Pode ser que o confinamento compulsório por que passamos e passaremos nos próximos dias seja útil para conduzir cada um de nós a uma reflexão oportuna a respeito do nosso papel no mundo. Parece claro que a nossa relevância individual no contexto do universo se restringe àqueles que nos amam: os amigos, os familiares, os admiradores. Bingo! Não somos a cereja do bolo. Somos farinha. Farinha do mesmo saco. E a gente vai ter que se engolir, colegas.

Calma lá. Não é preciso ser um presidente da república aloprado para saber que não há razões para histeria. O mundo vai ficar ainda mais estranho, mas, não vai se acabar. Aliás, pode ser que, a partir desta pandemia desagradável, desta guerra globalizada contra um inimigo competente e invisível, esteja começando uma era mais alvissareira. Por enquanto, ficarão adiados os encontros e, por conseguinte, os desencontros. As maiores provas de amor poderão soar como desamor: não abraçar, não beijar, negar o colo. Enquanto durar a quarentena, e pode ser que ela demore pra caramba, assistam a bons filmes, contudo, evitem os de Ingmar Bergman, por exemplo. São humanos, demasiadamente, humanos. Melhor optar pela comédia e pela fantasia. Vamos desanuviar.

Ouçam boa música para preencher o ambiente doméstico. Contra o vazio existencial, só o perdão e o amor próprio resolvem. Por razões óbvias, evitem o blues a todo custo. Se tiverem vontade de dançar, afastem os móveis e dancem. Mas, que seja o twist. Nada de “cheek-to-cheek”, troca de perdigotos e coisa e tal. Leiam os livros consagrados, com reconhecida qualidade técnica. Evitem autores malditos, como Bukowski, O Velho Safado. Já temos problemas demais sem eles. Não tentem. Por favor, não tentem.  
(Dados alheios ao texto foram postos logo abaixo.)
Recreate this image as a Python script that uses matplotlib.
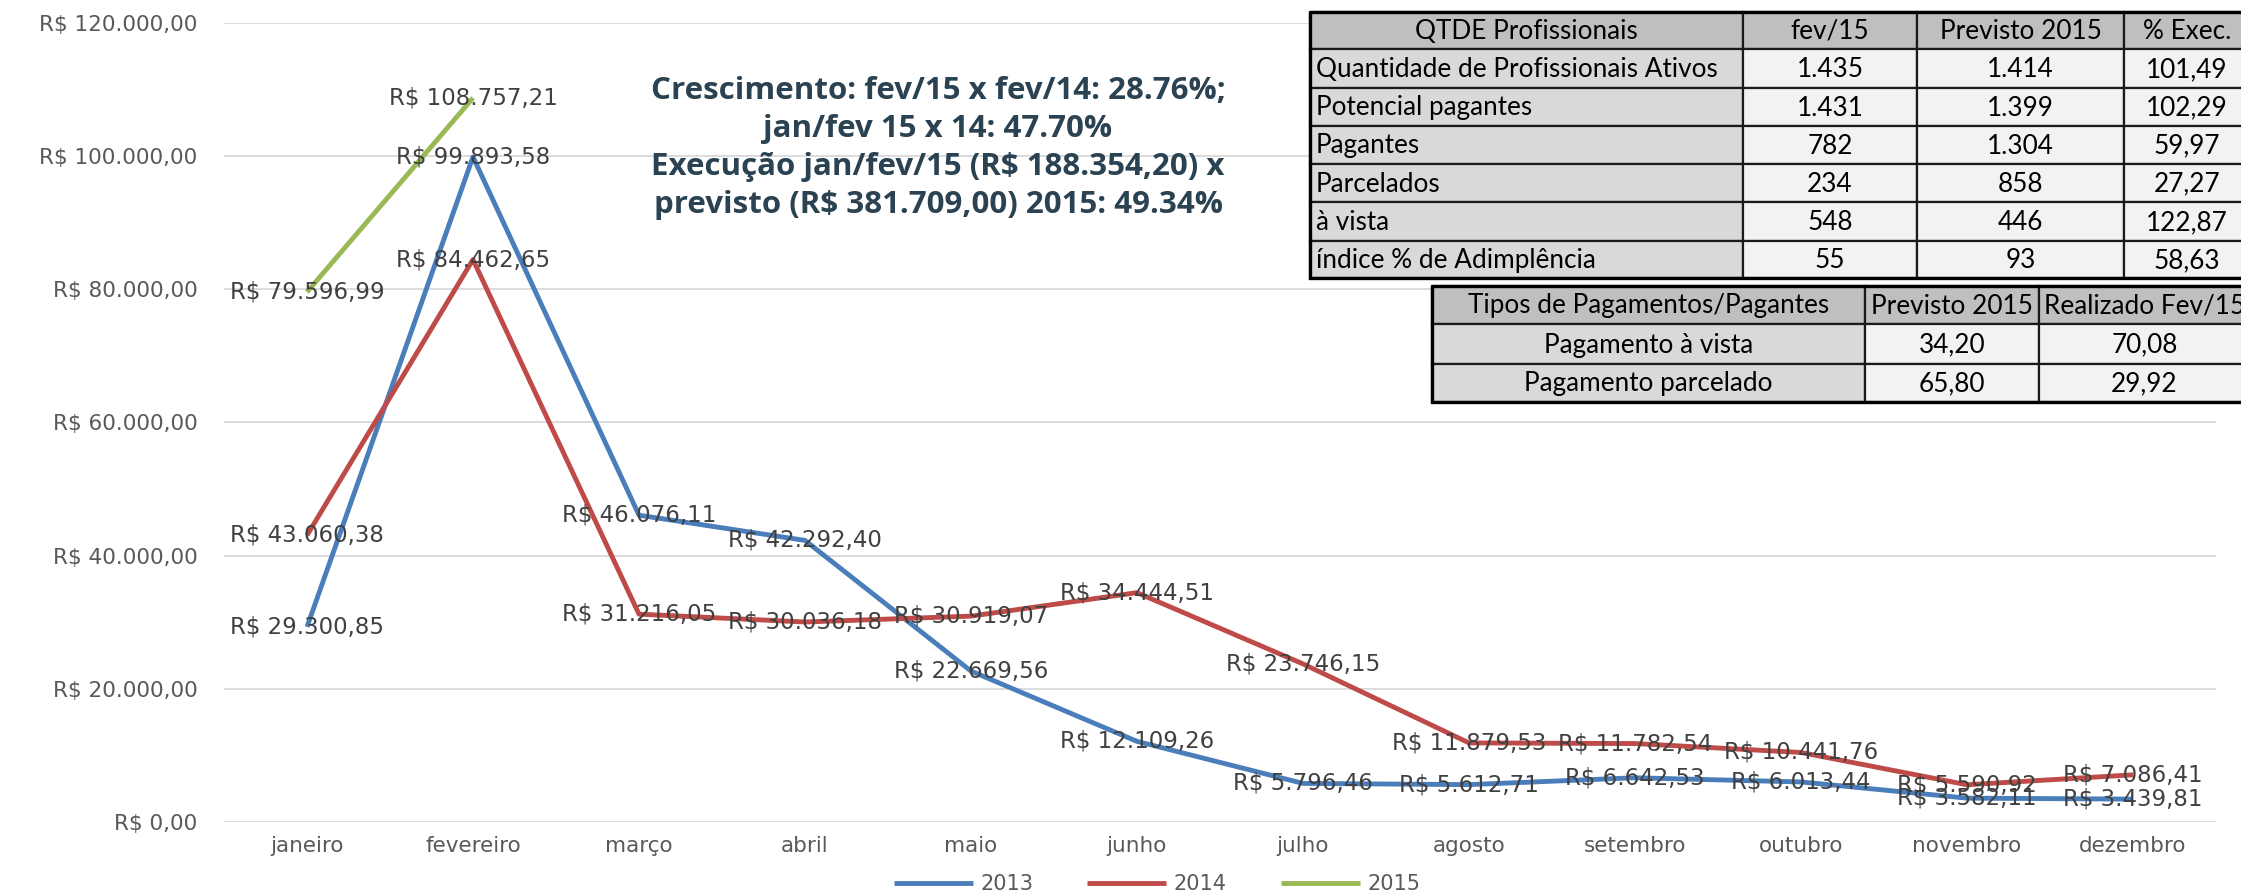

Melhor não beber bebidas alcoólicas durante o recolhimento domiciliar obrigatório. A não ser que seja um bom vinho, mas, sem o tilintar dos copos e dos corpos. Façam polichinelos. Exercitem os neurônios. Tirem os sapatos. Sentem no assoalho. Pratiquem jardinagem. Falem com as plantas. Desliguem um pouco a droga do telefone celular. Vejam sob uma nova ótica. Encantem-se com os filhos brincando pela casa, se tiverem filhos, se tiverem casas. Eles estão crescendo rápido demais e, vai chegar o dia em que vão dar o fora. Normal. Nada de novo no front. A vida é assim mesmo. Muitas vezes, parece uma brincadeira de mau gosto de Deus, um daqueles filmes de drama em que o bem vence no final. Às vezes, dá um frio na barriga e vem aquela sensação de que estamos vencidos. Mas, quem disse que o filme já terminou? As engrenagens que giram a humanidade ainda têm muito querosene para queimar. Podem crer. Fiquem em casa e durmam sob o silêncio do mundo.